In most cases, your homeowner’s policy will offer a sufficient amount of protection for “offsite personal property.” These are the items they take to their dorm room.

The level of protection that’s typically offered is based on a percentage of your contents coverage. It looks something like this.

Your homeowner’s policy includes coverage for up to $100,000 in contents coverage and provides for 10 percent of the total coverage for offsite contents. This gives your college student $10,000 of protection for their belongings.

Also, the student has the benefit of being covered under the liability portion of the parents’ homeowners policy. This protection covers your family member from damages if a friend or visitor to your child’s apartment has a slip and fall accident while they are away at college.

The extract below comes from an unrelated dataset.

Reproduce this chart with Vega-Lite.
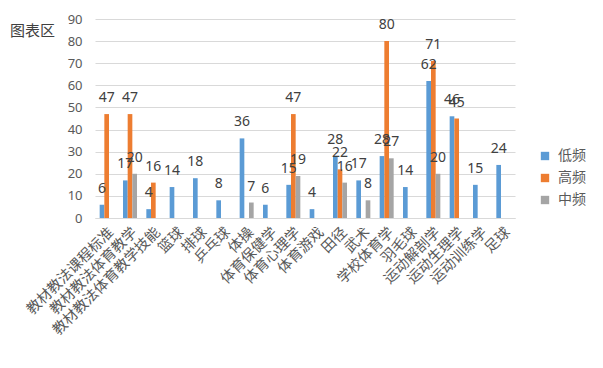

There is one caveat with homeowners insurance in these situations. The student must reside at the parents’ home primarily. In other words, they must be residing away from home temporarily (during the school terms) and live with you for the rest of the year. So, students who have moved out of the family home already will need to secure their own coverage.

Personal injury coverage

guide to insurance for college students

It’s also advisable for parents to add personal injury coverage to their existing homeowners’ policy when they have a child heading off to college. This additional plan protects from claims of defamation, libel, and slander.

Is your college student on social media continuously? Little do they probably know that they could be setting themselves up in a potentially sticky situation. Social media comments, even opinions, can be considered libel in some states. Even if your child does not mean malicious harm to another person, the legal fees could mount quickly in such a case.

Your local insurance agent is your family’s best resource for this coverage—and will know more about specifics in your state.

The Wrap-Up

Your child’s now a young adult who is about to venture off and explore the world away from your watchful eye. While you can’t be there with them, you can protect them by providing insurance that will help keep them on the fast track to a successful college career.